Exercise instructions:
Would you copy the records below, exactly and only from their first line through the line containing "const AXIS = '#235c7a';", without any pictures?

Records to process:
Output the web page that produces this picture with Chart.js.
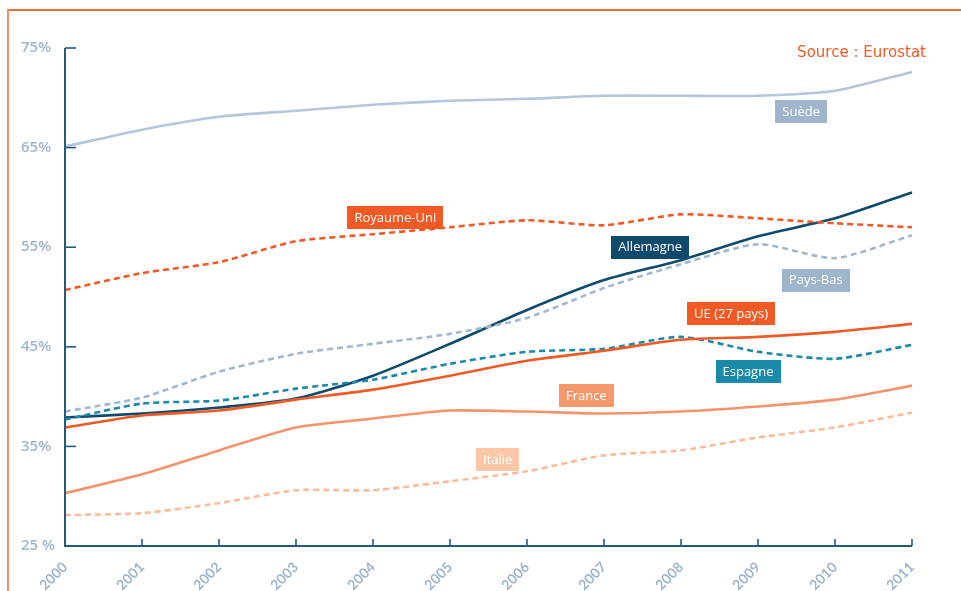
<!DOCTYPE html>
<html lang="fr">
<head>
<meta charset="utf-8">
<script src="https://cdn.jsdelivr.net/npm/chart.js@4.4.1/dist/chart.umd.min.js"></script>
<style>
  html, body { margin: 0; padding: 0; background: #fff; }
  #wrap { position: relative; width: 961px; height: 591px; }
</style>
</head>
<body>
<div id="wrap"><canvas id="chart" width="961" height="591"></canvas></div>
<script>
// Taux d'emploi des 55-64 ans (%), 2000-2011
const years = ['2000', '2001', '2002', '2003', '2004', '2005', '2006', '2007', '2008', '2009', '2010', '2011'];
const suede      = [65.1, 66.8, 68.1, 68.7, 69.3, 69.7, 69.9, 70.2, 70.2, 70.2, 70.7, 72.6];
const royaumeUni = [50.7, 52.4, 53.5, 55.6, 56.3, 57.0, 57.7, 57.2, 58.3, 57.9, 57.4, 57.0];
const allemagne  = [37.9, 38.3, 38.9, 39.8, 42.1, 45.3, 48.7, 51.7, 53.7, 56.1, 57.9, 60.5];
const paysBas    = [38.5, 39.9, 42.5, 44.3, 45.3, 46.3, 47.9, 50.9, 53.3, 55.3, 53.9, 56.2];
const espagne    = [37.7, 39.3, 39.6, 40.8, 41.7, 43.3, 44.5, 44.8, 46.0, 44.5, 43.8, 45.2];
const ue27       = [36.9, 38.1, 38.6, 39.7, 40.7, 42.1, 43.6, 44.6, 45.7, 46.0, 46.5, 47.3];
const france     = [30.3, 32.2, 34.6, 36.9, 37.8, 38.6, 38.5, 38.3, 38.5, 39.0, 39.7, 41.1];
const italie     = [28.1, 28.3, 29.3, 30.6, 30.6, 31.5, 32.5, 34.1, 34.6, 35.9, 36.9, 38.4];
const yTicks     = [25, 35, 45, 55, 65, 75];

const ORANGE = '#f15a24';
const BLUEGREY = '#a3b8ce';
const AXIS = '#235c7a';

// étiquettes des séries : position en coordonnées des axes (index année, %)
const tags = [
  { text: 'Suède',        x: 9.56, y: 68.6, bg: '#9fb5cc' },
  { text: 'Royaume-Uni',  x: 4.29, y: 58.0, bg: ORANGE },
  { text: 'Allemagne',    x: 7.60, y: 55.0, bg: '#0e4a6b' },
  { text: 'Pays-Bas',     x: 9.75, y: 51.7, bg: '#9fb5cc' },
  { text: 'UE (27 pays)', x: 8.65, y: 48.3, bg: ORANGE },
  { text: 'Espagne',      x: 8.87, y: 42.5, bg: '#1a8aab' },
  { text: 'France',       x: 6.77, y: 40.1, bg: '#f5996d' },
  { text: 'Italie',       x: 5.62, y: 33.7, bg: '#fbc6a6' },
];

function serie(data, color, dashed) {
  return {
    data: data,
    borderColor: color,
    borderWidth: 2.6,
    borderDash: dashed ? [6, 4] : [],
    pointRadius: 0,
    tension: 0.22,
    clip: false,
    fill: false,
  };
}

// cadre orange + axes avec graduations vers l'intérieur
const frameAndAxes = {
  id: 'frameAndAxes',
  beforeDraw(chart) {
    const ctx = chart.ctx;
    ctx.save();
    ctx.lineWidth = 2;
    ctx.strokeStyle = '#f26a3b';
    ctx.beginPath();
    ctx.moveTo(8, 10);
    ctx.lineTo(chart.width, 10);
    ctx.stroke();
    ctx.strokeStyle = '#f38d6b';
    ctx.beginPath();
    ctx.moveTo(8, 9);
    ctx.lineTo(8, chart.height);
    ctx.stroke();

    ctx.fillStyle = ORANGE;
    ctx.font = '15px "DejaVu Sans"';
    ctx.textAlign = 'right';
    ctx.textBaseline = 'alphabetic';
    ctx.fillText('Source : Eurostat', 926, 57);
    ctx.restore();
  },
  afterDraw(chart) {
    const { ctx, chartArea: a, scales } = chart;
    ctx.save();
    ctx.strokeStyle = AXIS;
    ctx.lineWidth = 2;
    ctx.beginPath();
    ctx.moveTo(a.left, scales.y.getPixelForValue(75));
    ctx.lineTo(a.left, a.bottom);
    ctx.lineTo(a.right, a.bottom);
    ctx.stroke();
    ctx.lineWidth = 1.6;
    yTicks.forEach((v) => {
      const y = scales.y.getPixelForValue(v);
      ctx.beginPath();
      ctx.moveTo(a.left, y);
      ctx.lineTo(a.left + 11, y);
      ctx.stroke();
    });
    years.forEach((_, i) => {
      const x = scales.x.getPixelForValue(i);
      ctx.beginPath();
      ctx.moveTo(x, a.bottom);
      ctx.lineTo(x, a.bottom - 7);
      ctx.stroke();
    });
    ctx.restore();
  },
};

// étiquettes colorées des pays
const seriesTags = {
  id: 'seriesTags',
  afterDatasetsDraw(chart) {
    const { ctx, scales } = chart;
    ctx.save();
    ctx.font = '13px "Open Sans"';
    ctx.textAlign = 'center';
    ctx.textBaseline = 'middle';
    tags.forEach((t) => {
      const cx = scales.x.getPixelForValue(t.x);
      const cy = scales.y.getPixelForValue(t.y);
      const w = ctx.measureText(t.text).width + 14;
      const h = 23;
      ctx.fillStyle = t.bg;
      ctx.fillRect(Math.round(cx - w / 2), Math.round(cy - h / 2), Math.round(w), h);
      ctx.fillStyle = '#ffffff';
      ctx.fillText(t.text, cx, cy + 0.5);
    });
    ctx.restore();
  },
};

new Chart(document.getElementById('chart'), {
  type: 'line',
  data: {
    labels: years,
    datasets: [
      serie(suede, '#b4c6d9', false),
      serie(italie, '#fbbb98', true),
      serie(france, '#f5946a', false),
      serie(paysBas, BLUEGREY, true),
      serie(ue27, ORANGE, false),
      serie(espagne, '#1a8aab', true),
      serie(royaumeUni, ORANGE, true),
      serie(allemagne, '#0e4a6b', false),
    ],
  },
  options: {
    responsive: false,
    animation: false,
    layout: { padding: { top: 48, right: 49, left: 21, bottom: 0 } },
    plugins: { legend: { display: false }, tooltip: { enabled: false } },
    scales: {
      x: {
        offset: false,
        grid: { display: false },
        border: { display: false },
        afterFit: (s) => { s.height = 45; },
        ticks: {
          minRotation: 45,
          maxRotation: 45,
          autoSkip: false,
          padding: 5,
          color: '#9fb5cc',
          font: { family: 'Lato', size: 14, weight: 'bold' },
        },
      },
      y: {
        min: 25,
        max: 75,
        grid: { display: false },
        border: { display: false },
        afterFit: (s) => { s.width = 44; },
        afterBuildTicks: (s) => { s.ticks = yTicks.map((v) => ({ value: v })); },
        ticks: {
          crossAlign: 'far',
          padding: 0,
          color: '#9fb5cc',
          font: { family: 'Open Sans', size: 15, weight: '600' },
          callback: (v) => (v === 25 ? '25 %' : v + '%'),
        },
      },
    },
  },
  plugins: [frameAndAxes, seriesTags],
});
</script>
</body>
</html>
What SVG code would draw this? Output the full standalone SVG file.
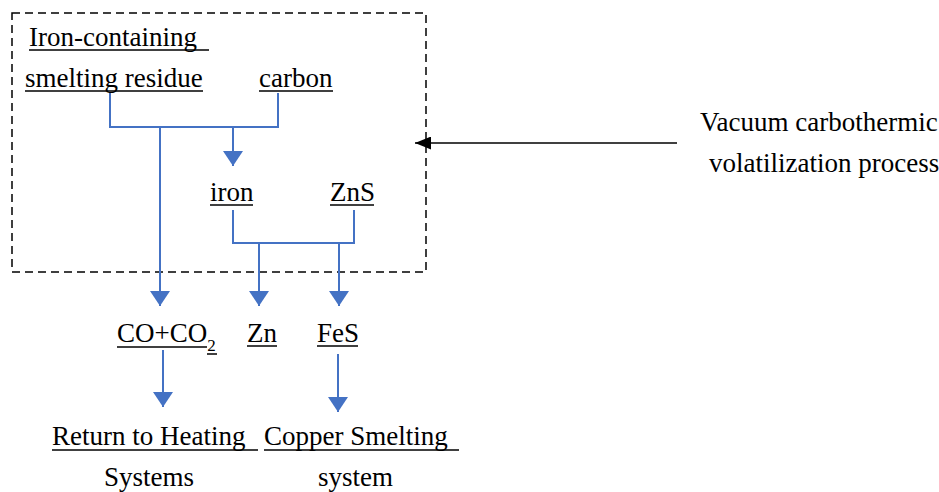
<svg xmlns="http://www.w3.org/2000/svg" width="939" height="492" viewBox="0 0 939 492">
<defs>
<style>
text{font-family:"Liberation Serif","Times New Roman",serif;font-size:27px;fill:#000}
.ul{stroke:#000;stroke-width:1.5}
.bl{stroke:#4472C4;stroke-width:2;fill:none}
</style>
<marker id="ba" viewBox="0 0 10 10" refX="10" refY="5" markerWidth="15" markerHeight="20" markerUnits="userSpaceOnUse" orient="auto" preserveAspectRatio="none"><path d="M0,0 L10,5 L0,10 z" fill="#4472C4"/></marker>
<marker id="ka" viewBox="0 0 10 10" refX="10" refY="5" markerWidth="16" markerHeight="13" markerUnits="userSpaceOnUse" orient="auto" preserveAspectRatio="none"><path d="M0,0 L10,5 L0,10 z" fill="#000"/></marker>
</defs>
<rect width="939" height="492" fill="#fff"/>
<g id="box"><rect x="12" y="13" width="414" height="259" fill="none" stroke="#000" stroke-width="1.5" stroke-dasharray="8,5"/></g>
<g id="n-residue"><text x="29" y="46">Iron-containing</text><line class="ul" x1="29" y1="50" x2="209" y2="50"/><text x="25" y="87">smelting residue</text><line class="ul" x1="25" y1="91" x2="203" y2="91"/></g>
<g id="n-carbon"><text x="259" y="87">carbon</text><line class="ul" x1="259" y1="91" x2="333" y2="91"/></g>
<g id="n-iron"><text x="210" y="201">iron</text><line class="ul" x1="210" y1="205" x2="253" y2="205"/></g>
<g id="n-zns"><text x="330" y="201">ZnS</text><line class="ul" x1="330" y1="205" x2="374" y2="205"/></g>
<g id="n-co"><text x="117" y="342">CO+CO<tspan font-size="17" dy="9">2</tspan></text><line class="ul" x1="117" y1="347" x2="207" y2="347"/><line class="ul" x1="207" y1="354" x2="217" y2="354"/></g>
<g id="n-zn"><text x="247" y="342">Zn</text><line class="ul" x1="247" y1="346" x2="277" y2="346"/></g>
<g id="n-fes"><text x="317" y="342">FeS</text><line class="ul" x1="317" y1="346" x2="358" y2="346"/></g>
<g id="n-heat"><text x="52" y="445">Return to Heating</text><line class="ul" x1="52" y1="450" x2="258" y2="450"/><text x="104" y="486">Systems</text></g>
<g id="n-copper"><text x="264" y="445">Copper Smelting</text><line class="ul" x1="264" y1="450" x2="459" y2="450"/><text x="318" y="486">system</text></g>
<g id="n-process"><text x="700" y="131">Vacuum carbothermic</text><text x="709" y="172">volatilization process</text></g>
<g id="connectors">
<path class="bl" d="M110,93 V127 H278 V93"/>
<line class="bl" x1="233" y1="127" x2="233" y2="166" marker-end="url(#ba)"/>
<line class="bl" x1="160" y1="127" x2="160" y2="306" marker-end="url(#ba)"/>
<path class="bl" d="M233,210 V243 H354 V210"/>
<line class="bl" x1="259" y1="243" x2="259" y2="306" marker-end="url(#ba)"/>
<line class="bl" x1="339" y1="243" x2="339" y2="306" marker-end="url(#ba)"/>
<line class="bl" x1="163" y1="350" x2="163" y2="407" marker-end="url(#ba)"/>
<line class="bl" x1="338" y1="354" x2="338" y2="412" marker-end="url(#ba)"/>
<line x1="677" y1="143" x2="415" y2="143" stroke="#000" stroke-width="1.5" marker-end="url(#ka)"/>
</g>
</svg>
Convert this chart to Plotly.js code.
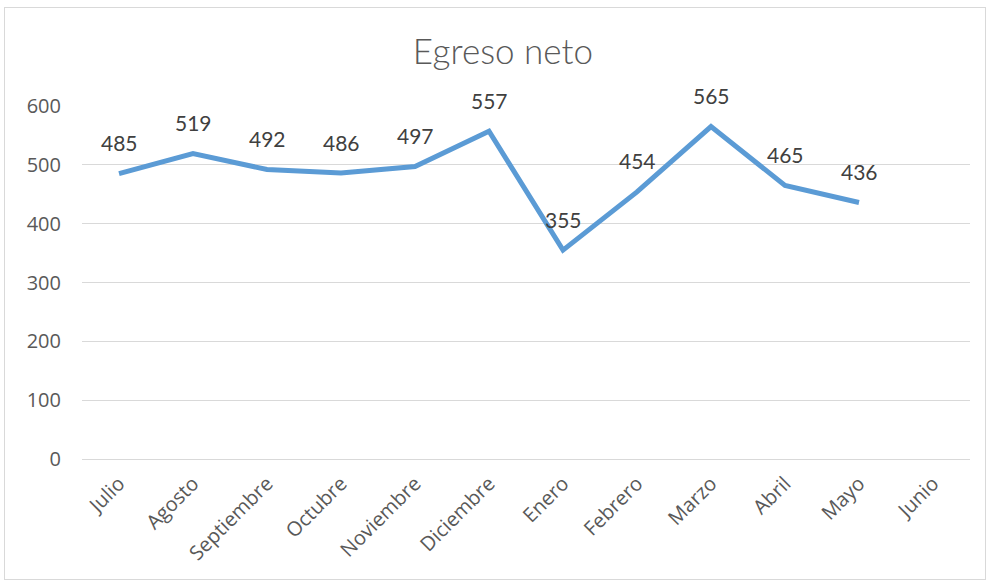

Response to the task:
Output the web page that produces this picture with Chart.js.
<!DOCTYPE html>
<html lang="fr">
<head>
<meta charset="utf-8">
<script src="https://cdn.jsdelivr.net/npm/chart.js@4.4.1/dist/chart.umd.min.js"></script>
<style>
  html, body { margin: 0; padding: 0; background: #fff; }
  #wrap { position: relative; width: 961px; height: 591px; }
</style>
</head>
<body>
<div id="wrap"><canvas id="chart" width="961" height="591"></canvas></div>
<script>
// Taux d'emploi des 55-64 ans (%), 2000-2011
const years = ['2000', '2001', '2002', '2003', '2004', '2005', '2006', '2007', '2008', '2009', '2010', '2011'];
const suede      = [65.1, 66.8, 68.1, 68.7, 69.3, 69.7, 69.9, 70.2, 70.2, 70.2, 70.7, 72.6];
const royaumeUni = [50.7, 52.4, 53.5, 55.6, 56.3, 57.0, 57.7, 57.2, 58.3, 57.9, 57.4, 57.0];
const allemagne  = [37.9, 38.3, 38.9, 39.8, 42.1, 45.3, 48.7, 51.7, 53.7, 56.1, 57.9, 60.5];
const paysBas    = [38.5, 39.9, 42.5, 44.3, 45.3, 46.3, 47.9, 50.9, 53.3, 55.3, 53.9, 56.2];
const espagne    = [37.7, 39.3, 39.6, 40.8, 41.7, 43.3, 44.5, 44.8, 46.0, 44.5, 43.8, 45.2];
const ue27       = [36.9, 38.1, 38.6, 39.7, 40.7, 42.1, 43.6, 44.6, 45.7, 46.0, 46.5, 47.3];
const france     = [30.3, 32.2, 34.6, 36.9, 37.8, 38.6, 38.5, 38.3, 38.5, 39.0, 39.7, 41.1];
const italie     = [28.1, 28.3, 29.3, 30.6, 30.6, 31.5, 32.5, 34.1, 34.6, 35.9, 36.9, 38.4];
const yTicks     = [25, 35, 45, 55, 65, 75];

const ORANGE = '#f15a24';
const BLUEGREY = '#a3b8ce';
const AXIS = '#235c7a';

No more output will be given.